Copyright 2001 Reuters
August 14, 2001
Story by Magdalena Morales
SANTA ELENA DE UAIREN, Venezuela - Watched by Cuba's Fidel Castro on his 75th birthday, the presidents of Venezuela and Brazil inaugurated a Venezuelan power line to the energy-starved Brazilian north Yesterday in a project criticized by local Indians and environmentalists.
Invited as a special guest, Castro joined his Venezuelan and Brazilian counterparts, Hugo Chavez and Fernando Henrique Cardoso, to witness the cross-border electricity link-up.
The $400 million high-voltage line carries hydroelectric power over nearly 440 miles (700 km) between Venezuela's ecologically-sensitive southeast corner, including a huge national park, and the city of Boa Vista in northern Brazil.
"These 676 kilometers of high-tension cable are 676 kilometers of South American integration and 676 kilometers of friendship between Brazil and Venezuela," Cardoso said in a brief speech at the Venezuelan frontier town of Santa Elena de Uairen.
Earlier, Chavez used a walkie-talkie to give engineers the order to close the switch that sent electricity humming out over the line, carried by hundreds of pylons, that snakes across a wild landscape of jagged mountains and jungle.
The Venezuelan president dedicated the event to Castro as a birthday present, saying the veteran Cuban leader had spent his life fighting to unite the peoples of Latin America.
"This electricity link-up is a happy day for all of us, it's a part of the real and concrete integration of Latin America and the Caribbean," said Chavez, whose oil-rich country is also supplying oil to communist-ruled Cuba.
ENVIRONMENTAL DAMAGE FEARED
Invited to speak, Castro, who had spent the weekend on a visit to Venezuela, launched into a lengthy digression about the nutritional merits of soybean food products before declaring "Long live a united Latin America and the Caribbean."
He was due to fly home later Yesterday.
The Venezuela-Brazil electricity link-up, which is two years overdue, will supply cheap Venezuelan hydroelectric power to Brazil, Latin America's largest economy, which has been suffering a severe energy crisis.
But the project, which was first launched by Chavez' predecessor as president, Rafael Caldera, had met opposition from both local Indian tribes and environmentalists who feared it would damage the region's natural ecosystem.
Work on the power line was halted last year by Venezuelan Pemon Indians, who knocked down several pylons to object to what they said was damage to their tribal territory.
The line runs through Canaima National Park, Venezuela's top tourist attraction and site of Angel Falls, the world's tallest waterfall which cascades 3,212 feet (979 meters).

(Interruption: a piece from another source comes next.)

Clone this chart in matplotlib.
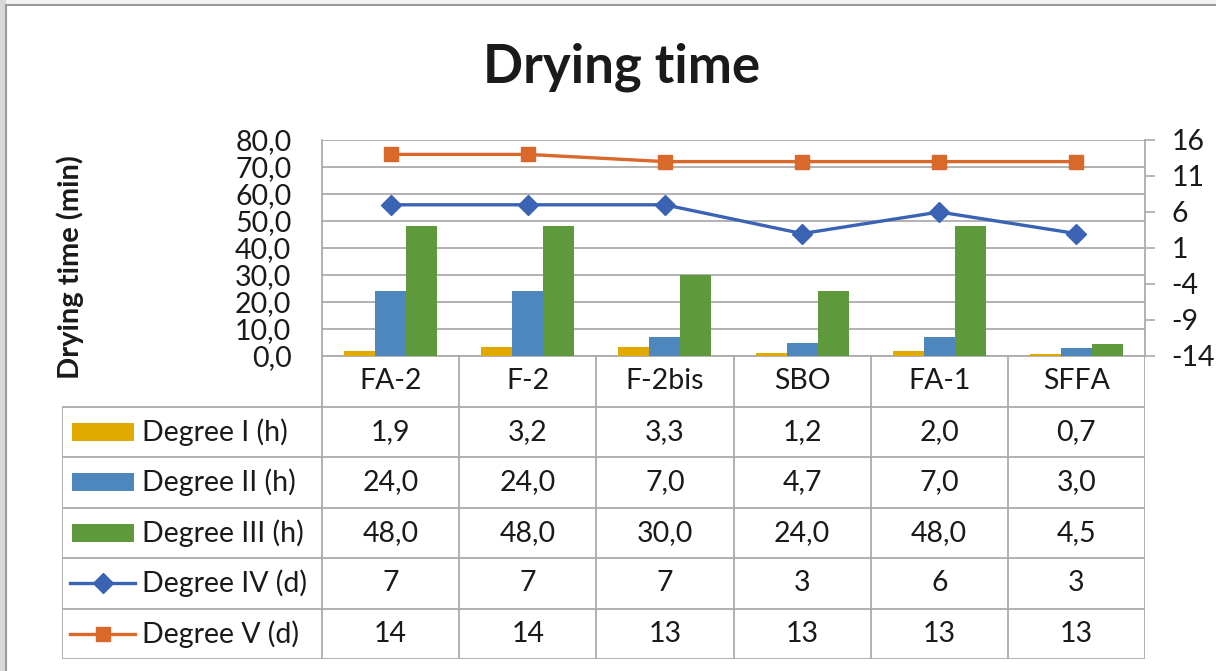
import matplotlib
matplotlib.use("Agg")
import matplotlib.pyplot as plt
from matplotlib.patches import Rectangle
from matplotlib.lines import Line2D
from matplotlib.ticker import FuncFormatter

# ---- data ----
categories = ["FA-2", "F-2", "F-2bis", "SBO", "FA-1", "SFFA"]
degree_1 = [1.9, 3.2, 3.3, 1.2, 2.0, 0.7]
degree_2 = [24.0, 24.0, 7.0, 4.7, 7.0, 3.0]
degree_3 = [48.0, 48.0, 30.0, 24.0, 48.0, 4.5]
degree_4 = [7, 7, 7, 3, 6, 3]
degree_5 = [14, 14, 13, 13, 13, 13]
series_names = ["Degree I (h)", "Degree II (h)", "Degree III (h)",
                "Degree IV (d)", "Degree V (d)"]
left_ticks = [0, 10, 20, 30, 40, 50, 60, 70, 80]
right_ticks = [-14, -9, -4, 1, 6, 11, 16]

# ---- style ----
FONT = "Lato"
plt.rcParams["font.family"] = [FONT, "DejaVu Sans"]
plt.rcParams["axes.unicode_minus"] = False
FS = 20.5
C_YEL = "#E2A900"
C_BLU = "#4E87BE"
C_GRN = "#5E9A3C"
C_LBLU = "#3B63B3"
C_ORG = "#D8692A"
C_GRID = "#ABABAB"
C_TEXT = "#1A1A1A"

W, H = 1216, 671
fig = plt.figure(figsize=(W / 100, H / 100), dpi=100)
fig.patch.set_facecolor("white")


def fx(px):
    return px / W


def fy(py):
    return 1 - py / H


# window frame around the chart
fig.patches.append(Rectangle((0, 0), fx(6), 1, transform=fig.transFigure,
                             facecolor="#D9D9D9", edgecolor="none", zorder=0))
fig.patches.append(Rectangle((fx(6), fy(4.5)), 1, 4.5 / H, transform=fig.transFigure,
                             facecolor="#F2F2F2", edgecolor="none", zorder=0))
fig.add_artist(Line2D([fx(6), fx(6)], [0, fy(4.5)], transform=fig.transFigure,
                      color="#9A9A9A", lw=1.5))
fig.add_artist(Line2D([fx(6), 1], [fy(4.5), fy(4.5)], transform=fig.transFigure,
                      color="#9A9A9A", lw=1.5))

plot_l, plot_r, plot_t, plot_b = 322, 1145, 140, 356
n_rows = 6
row_h = 50.5
table_b = plot_b + n_rows * row_h
table_l = 62
col_w = (plot_r - plot_l) / len(categories)

# ---- chart area ----
ax = fig.add_axes([fx(plot_l), fy(plot_b), (plot_r - plot_l) / W, (plot_b - plot_t) / H])
ax.set_xlim(-0.5, len(categories) - 0.5)
ax.set_ylim(0, 80)
ax.set_yticks(left_ticks)
ax.yaxis.set_major_formatter(FuncFormatter(lambda v, p: f"{v:.1f}".replace(".", ",")))
ax.tick_params(axis="y", length=0, pad=22, labelsize=FS, labelcolor=C_TEXT)
ax.set_xticks([])
ax.grid(axis="y", color=C_GRID, lw=1.3)
ax.set_axisbelow(True)
for s in ["left", "right", "top", "bottom"]:
    ax.spines[s].set_color(C_GRID)
    ax.spines[s].set_linewidth(1.3)
ax.spines["top"].set_visible(False)

xs = list(range(len(categories)))
bw = 31 / col_w
for off, vals, col in [(-bw, degree_1, C_YEL), (0, degree_2, C_BLU), (bw, degree_3, C_GRN)]:
    ax.bar([x + off for x in xs], vals, width=bw, color=col, zorder=3)

ax2 = ax.twinx()
ax2.set_ylim(-14, 16)
ax2.set_yticks(right_ticks)
ax2.tick_params(axis="y", direction="out", length=7, width=1.2, color=C_GRID,
                pad=12, labelsize=FS, labelcolor=C_TEXT)
for s in ["left", "right", "top", "bottom"]:
    ax2.spines[s].set_visible(False)
ax2.plot(xs, degree_4, color=C_LBLU, lw=2.4, marker="D", ms=10, zorder=4)
ax2.plot(xs, degree_5, color=C_ORG, lw=2.4, marker="s", ms=10.5, zorder=4)

# title and axis title
fig.text(fx(622), fy(67), "Drying time", ha="center", va="center",
         fontsize=38, fontweight="bold", color=C_TEXT)
fig.text(fx(70), fy(267), "Drying time (min)", ha="center", va="center",
         rotation=90, fontsize=21, fontweight="bold", color=C_TEXT)

# ---- data table ----
tax = fig.add_axes([fx(table_l), fy(table_b), (plot_r - table_l) / W, (table_b - plot_b) / H])
x_left = -0.5 - (plot_l - table_l) / col_w
tax.set_xlim(x_left, len(categories) - 0.5)
tax.set_ylim(n_rows, 0)
tax.axis("off")

lkw = dict(color=C_GRID, lw=1.3, solid_capstyle="butt")
for k in range(len(categories) + 1):
    tax.plot([k - 0.5, k - 0.5], [0, n_rows], **lkw)
tax.plot([x_left, x_left], [1, n_rows], **lkw)
for r in range(1, n_rows + 1):
    tax.plot([x_left, len(categories) - 0.5], [r, r], **lkw)

for i, c in enumerate(categories):
    tax.text(i, 0.5, c, ha="center", va="center", fontsize=FS, color=C_TEXT)

rows = [
    [f"{v:.1f}".replace(".", ",") for v in degree_1],
    [f"{v:.1f}".replace(".", ",") for v in degree_2],
    [f"{v:.1f}".replace(".", ",") for v in degree_3],
    [f"{v:d}" for v in degree_4],
    [f"{v:d}" for v in degree_5],
]
for r, vals in enumerate(rows, start=1):
    for i, t in enumerate(vals):
        tax.text(i, r + 0.5, t, ha="center", va="center", fontsize=FS, color=C_TEXT)


def px2x(px):
    return x_left + (px - table_l) / col_w


key_l, key_r = px2x(72), px2x(134)
key_h = 18 / row_h
for r, (name, col) in enumerate(zip(series_names[:3], [C_YEL, C_BLU, C_GRN]), start=1):
    tax.add_patch(Rectangle((key_l, r + 0.5 - key_h / 2), key_r - key_l, key_h,
                            facecolor=col, edgecolor="none"))
for r, col, mk, ms in [(4, C_LBLU, "D", 10), (5, C_ORG, "s", 10.5)]:
    tax.plot([px2x(70), px2x(135)], [r + 0.5, r + 0.5], color=col, lw=2.4)
    tax.plot([px2x(102.5)], [r + 0.5], color=col, marker=mk, ms=ms)
for r, name in enumerate(series_names, start=1):
    tax.text(px2x(142), r + 0.5, name, ha="left", va="center", fontsize=FS, color=C_TEXT)

fig.savefig("out.png", dpi=100)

Chavez said delays caused by the sabotage had increased the cost of the project by $100 million, but he said the authorities had made special efforts to ensure it did not damage the environment, and benefited Indian communities.
"This isn't a destructive project, it's a constructive one," Chavez said, adding that some 30 percent of the metal pylons carrying the line were put in place using helicopters so land vehicles did not disturb the virgin forest.

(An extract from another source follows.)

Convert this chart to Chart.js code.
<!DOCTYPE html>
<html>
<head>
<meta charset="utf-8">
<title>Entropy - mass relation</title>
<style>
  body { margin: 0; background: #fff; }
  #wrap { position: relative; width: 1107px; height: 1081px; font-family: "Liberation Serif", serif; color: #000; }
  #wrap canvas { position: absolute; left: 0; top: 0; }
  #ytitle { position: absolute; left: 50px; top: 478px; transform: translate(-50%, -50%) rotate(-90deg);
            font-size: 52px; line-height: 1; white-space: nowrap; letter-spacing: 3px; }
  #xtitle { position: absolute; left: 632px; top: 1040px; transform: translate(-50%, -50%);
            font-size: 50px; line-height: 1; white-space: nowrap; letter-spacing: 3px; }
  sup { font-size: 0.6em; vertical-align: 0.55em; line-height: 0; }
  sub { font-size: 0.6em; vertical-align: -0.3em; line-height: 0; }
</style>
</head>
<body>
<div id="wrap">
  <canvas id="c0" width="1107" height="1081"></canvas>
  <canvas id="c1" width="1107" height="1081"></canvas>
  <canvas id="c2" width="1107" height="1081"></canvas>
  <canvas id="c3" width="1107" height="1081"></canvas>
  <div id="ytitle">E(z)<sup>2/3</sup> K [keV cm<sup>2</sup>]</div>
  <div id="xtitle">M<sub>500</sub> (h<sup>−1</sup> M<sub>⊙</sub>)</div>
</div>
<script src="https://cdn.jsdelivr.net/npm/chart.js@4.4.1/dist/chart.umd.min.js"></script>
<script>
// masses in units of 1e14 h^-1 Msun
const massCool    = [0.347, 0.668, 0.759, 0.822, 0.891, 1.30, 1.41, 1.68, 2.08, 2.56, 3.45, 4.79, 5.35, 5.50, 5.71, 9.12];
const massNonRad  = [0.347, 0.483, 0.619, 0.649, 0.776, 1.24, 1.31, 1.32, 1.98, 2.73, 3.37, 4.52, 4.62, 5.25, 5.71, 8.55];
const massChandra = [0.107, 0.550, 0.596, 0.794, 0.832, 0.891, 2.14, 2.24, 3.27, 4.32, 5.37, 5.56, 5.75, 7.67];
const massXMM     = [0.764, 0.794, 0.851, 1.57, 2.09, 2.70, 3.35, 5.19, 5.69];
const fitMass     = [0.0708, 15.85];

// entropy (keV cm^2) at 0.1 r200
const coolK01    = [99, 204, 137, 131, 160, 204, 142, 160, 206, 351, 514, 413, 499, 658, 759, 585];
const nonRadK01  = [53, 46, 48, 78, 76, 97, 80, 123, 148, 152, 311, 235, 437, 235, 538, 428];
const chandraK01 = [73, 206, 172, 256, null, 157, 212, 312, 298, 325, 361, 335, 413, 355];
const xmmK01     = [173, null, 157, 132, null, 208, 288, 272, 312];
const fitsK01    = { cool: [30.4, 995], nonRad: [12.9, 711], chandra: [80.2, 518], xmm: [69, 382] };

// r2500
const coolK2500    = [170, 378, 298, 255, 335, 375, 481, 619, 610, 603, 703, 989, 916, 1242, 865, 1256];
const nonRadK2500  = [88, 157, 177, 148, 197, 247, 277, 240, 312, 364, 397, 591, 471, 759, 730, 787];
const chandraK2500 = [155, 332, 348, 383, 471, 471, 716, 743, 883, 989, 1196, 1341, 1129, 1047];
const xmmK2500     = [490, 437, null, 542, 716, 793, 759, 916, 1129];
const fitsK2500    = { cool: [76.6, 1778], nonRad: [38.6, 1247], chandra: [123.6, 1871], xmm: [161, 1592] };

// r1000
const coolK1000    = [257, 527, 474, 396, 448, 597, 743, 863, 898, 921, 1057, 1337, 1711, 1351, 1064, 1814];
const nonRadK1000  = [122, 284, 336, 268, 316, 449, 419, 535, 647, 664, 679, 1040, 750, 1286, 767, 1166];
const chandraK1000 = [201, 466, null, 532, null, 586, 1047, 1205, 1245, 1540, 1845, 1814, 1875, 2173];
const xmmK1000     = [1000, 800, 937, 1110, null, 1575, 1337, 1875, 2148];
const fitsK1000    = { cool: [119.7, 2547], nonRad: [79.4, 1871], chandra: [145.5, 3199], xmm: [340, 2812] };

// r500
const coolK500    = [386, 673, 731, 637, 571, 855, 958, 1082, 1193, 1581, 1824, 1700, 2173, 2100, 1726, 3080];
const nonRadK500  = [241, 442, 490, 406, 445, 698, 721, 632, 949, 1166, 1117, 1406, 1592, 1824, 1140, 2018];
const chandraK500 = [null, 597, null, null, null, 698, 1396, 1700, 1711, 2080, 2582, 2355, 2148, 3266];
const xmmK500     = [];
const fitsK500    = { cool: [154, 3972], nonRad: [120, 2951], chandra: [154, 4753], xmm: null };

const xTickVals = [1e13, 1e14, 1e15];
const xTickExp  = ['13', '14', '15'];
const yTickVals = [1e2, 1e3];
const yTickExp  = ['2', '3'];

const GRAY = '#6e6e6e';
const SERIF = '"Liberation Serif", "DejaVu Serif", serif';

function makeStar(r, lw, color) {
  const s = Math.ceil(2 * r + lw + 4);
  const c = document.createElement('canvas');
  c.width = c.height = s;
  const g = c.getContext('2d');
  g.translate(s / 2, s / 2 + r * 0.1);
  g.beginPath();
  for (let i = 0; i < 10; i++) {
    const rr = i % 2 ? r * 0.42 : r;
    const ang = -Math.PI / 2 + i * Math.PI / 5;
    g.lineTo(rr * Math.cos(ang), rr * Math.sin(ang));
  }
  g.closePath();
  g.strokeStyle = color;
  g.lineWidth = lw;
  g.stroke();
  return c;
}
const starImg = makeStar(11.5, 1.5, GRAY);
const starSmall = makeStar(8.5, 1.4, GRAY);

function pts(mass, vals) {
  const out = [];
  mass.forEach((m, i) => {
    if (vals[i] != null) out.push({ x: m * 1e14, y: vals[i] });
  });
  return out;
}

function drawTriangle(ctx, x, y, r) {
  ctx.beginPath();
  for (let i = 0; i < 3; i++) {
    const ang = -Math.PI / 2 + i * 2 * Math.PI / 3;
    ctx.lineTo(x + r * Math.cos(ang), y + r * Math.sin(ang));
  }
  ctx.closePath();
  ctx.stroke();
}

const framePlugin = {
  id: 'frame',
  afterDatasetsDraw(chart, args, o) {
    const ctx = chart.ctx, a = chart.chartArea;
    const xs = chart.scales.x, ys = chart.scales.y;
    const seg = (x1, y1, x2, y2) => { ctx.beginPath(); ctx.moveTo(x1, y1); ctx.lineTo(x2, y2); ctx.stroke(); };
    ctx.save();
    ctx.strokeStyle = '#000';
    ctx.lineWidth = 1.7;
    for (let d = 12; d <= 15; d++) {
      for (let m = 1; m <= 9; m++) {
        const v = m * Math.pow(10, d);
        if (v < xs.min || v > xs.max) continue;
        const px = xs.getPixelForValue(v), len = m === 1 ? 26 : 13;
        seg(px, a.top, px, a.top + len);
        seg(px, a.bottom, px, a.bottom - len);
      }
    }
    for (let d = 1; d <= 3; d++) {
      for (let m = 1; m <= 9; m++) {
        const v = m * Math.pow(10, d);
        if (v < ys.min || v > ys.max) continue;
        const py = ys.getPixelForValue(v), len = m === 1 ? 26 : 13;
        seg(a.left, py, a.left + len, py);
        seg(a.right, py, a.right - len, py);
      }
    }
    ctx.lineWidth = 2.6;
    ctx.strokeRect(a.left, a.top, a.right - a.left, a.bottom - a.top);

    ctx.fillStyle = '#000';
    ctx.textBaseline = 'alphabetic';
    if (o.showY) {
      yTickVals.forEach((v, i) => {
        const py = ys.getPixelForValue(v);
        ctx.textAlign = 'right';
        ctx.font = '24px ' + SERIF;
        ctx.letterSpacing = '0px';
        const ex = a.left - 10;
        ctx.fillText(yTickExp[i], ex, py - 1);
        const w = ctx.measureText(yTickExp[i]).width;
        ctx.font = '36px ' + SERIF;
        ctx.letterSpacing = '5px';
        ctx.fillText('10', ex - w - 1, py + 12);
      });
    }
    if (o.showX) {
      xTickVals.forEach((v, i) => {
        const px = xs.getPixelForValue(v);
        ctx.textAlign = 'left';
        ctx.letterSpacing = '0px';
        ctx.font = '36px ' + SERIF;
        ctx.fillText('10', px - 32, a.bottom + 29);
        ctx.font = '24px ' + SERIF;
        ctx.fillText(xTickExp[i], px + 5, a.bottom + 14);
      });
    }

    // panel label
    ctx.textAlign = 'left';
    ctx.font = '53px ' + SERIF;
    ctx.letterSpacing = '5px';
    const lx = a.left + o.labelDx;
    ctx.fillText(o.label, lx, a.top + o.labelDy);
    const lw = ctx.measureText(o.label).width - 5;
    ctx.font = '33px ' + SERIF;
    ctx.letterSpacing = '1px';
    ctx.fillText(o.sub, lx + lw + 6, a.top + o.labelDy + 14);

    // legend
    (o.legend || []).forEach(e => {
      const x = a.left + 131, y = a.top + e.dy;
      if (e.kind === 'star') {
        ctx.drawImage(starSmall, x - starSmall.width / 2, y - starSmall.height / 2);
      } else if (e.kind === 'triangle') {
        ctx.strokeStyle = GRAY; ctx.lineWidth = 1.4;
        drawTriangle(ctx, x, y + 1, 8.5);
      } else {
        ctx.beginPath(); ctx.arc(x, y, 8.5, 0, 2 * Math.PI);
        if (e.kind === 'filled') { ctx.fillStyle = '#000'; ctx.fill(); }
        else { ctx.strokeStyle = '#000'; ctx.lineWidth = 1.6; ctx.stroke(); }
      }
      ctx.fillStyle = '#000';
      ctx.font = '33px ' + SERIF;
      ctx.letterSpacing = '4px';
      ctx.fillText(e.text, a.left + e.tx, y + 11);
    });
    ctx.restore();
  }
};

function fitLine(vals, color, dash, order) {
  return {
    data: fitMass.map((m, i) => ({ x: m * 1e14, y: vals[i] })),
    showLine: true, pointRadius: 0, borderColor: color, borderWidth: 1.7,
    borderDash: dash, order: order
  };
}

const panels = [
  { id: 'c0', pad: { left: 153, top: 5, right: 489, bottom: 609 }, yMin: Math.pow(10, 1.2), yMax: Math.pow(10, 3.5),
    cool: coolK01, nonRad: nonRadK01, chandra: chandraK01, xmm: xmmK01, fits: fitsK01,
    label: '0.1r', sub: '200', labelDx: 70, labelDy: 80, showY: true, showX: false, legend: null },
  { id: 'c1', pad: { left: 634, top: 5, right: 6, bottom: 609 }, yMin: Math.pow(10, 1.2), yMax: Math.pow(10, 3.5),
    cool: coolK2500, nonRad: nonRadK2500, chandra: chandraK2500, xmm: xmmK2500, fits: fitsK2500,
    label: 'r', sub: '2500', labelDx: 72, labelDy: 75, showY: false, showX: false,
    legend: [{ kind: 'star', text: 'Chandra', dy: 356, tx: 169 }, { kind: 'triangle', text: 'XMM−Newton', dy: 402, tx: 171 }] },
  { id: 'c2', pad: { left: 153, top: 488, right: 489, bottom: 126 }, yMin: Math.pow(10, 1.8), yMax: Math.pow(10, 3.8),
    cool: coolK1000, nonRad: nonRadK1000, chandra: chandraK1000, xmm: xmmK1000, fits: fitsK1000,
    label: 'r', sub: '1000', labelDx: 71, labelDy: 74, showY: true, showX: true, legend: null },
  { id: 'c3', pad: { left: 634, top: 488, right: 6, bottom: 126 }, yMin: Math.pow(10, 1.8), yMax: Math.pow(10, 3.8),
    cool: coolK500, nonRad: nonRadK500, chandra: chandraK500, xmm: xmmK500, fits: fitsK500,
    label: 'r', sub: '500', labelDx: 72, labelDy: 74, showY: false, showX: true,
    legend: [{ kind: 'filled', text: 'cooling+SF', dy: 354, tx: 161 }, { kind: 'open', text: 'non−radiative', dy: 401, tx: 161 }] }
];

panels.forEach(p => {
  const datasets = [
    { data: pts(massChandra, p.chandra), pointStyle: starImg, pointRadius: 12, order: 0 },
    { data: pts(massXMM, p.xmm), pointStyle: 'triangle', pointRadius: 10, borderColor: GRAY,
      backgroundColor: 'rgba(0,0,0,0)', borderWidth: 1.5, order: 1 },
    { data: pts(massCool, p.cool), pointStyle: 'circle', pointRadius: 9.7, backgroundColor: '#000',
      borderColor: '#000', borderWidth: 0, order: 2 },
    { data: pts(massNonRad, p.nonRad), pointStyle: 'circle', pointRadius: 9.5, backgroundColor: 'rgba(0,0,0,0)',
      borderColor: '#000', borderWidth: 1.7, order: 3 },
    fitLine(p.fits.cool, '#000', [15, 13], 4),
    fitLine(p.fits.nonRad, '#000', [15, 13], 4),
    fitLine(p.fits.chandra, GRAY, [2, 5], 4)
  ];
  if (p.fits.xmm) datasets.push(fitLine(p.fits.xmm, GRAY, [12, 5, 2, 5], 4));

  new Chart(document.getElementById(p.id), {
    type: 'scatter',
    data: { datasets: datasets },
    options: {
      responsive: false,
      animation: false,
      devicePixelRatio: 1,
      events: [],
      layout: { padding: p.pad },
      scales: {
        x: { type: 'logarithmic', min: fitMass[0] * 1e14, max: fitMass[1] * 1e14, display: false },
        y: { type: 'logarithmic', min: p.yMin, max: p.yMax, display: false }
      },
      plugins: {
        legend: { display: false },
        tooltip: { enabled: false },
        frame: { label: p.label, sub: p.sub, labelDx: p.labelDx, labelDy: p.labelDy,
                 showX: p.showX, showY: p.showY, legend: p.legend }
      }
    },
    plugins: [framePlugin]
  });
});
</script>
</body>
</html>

Cardoso praised Chavez as a "friend of Brazil" and said the project would do much to promote economic cooperation and development in the isolated border region.
"This cooperation is taking place, because we share mutual confidence and interests ... this is a frontier that brings us together much more than it divides us," he added.
In his speech, Chavez, citing arguments made by Castro, repeated criticism of U.S.-backed plans to create a Free Trade Area of the Americas across the hemisphere by the end of 2005.
The Venezuelan president argued that poor, underdeveloped nations of the continent would be unable to compete equally with giants like the United States and Canada if commercial barriers are lifted in the proposed Americas-wide trade zone.
"They can't impose economic models on us, we've been on the losing side of history enough times," Chavez said. He restated Venezuela's desire to become an associate member of the Mercosur southern trading bloc that includes Brazil.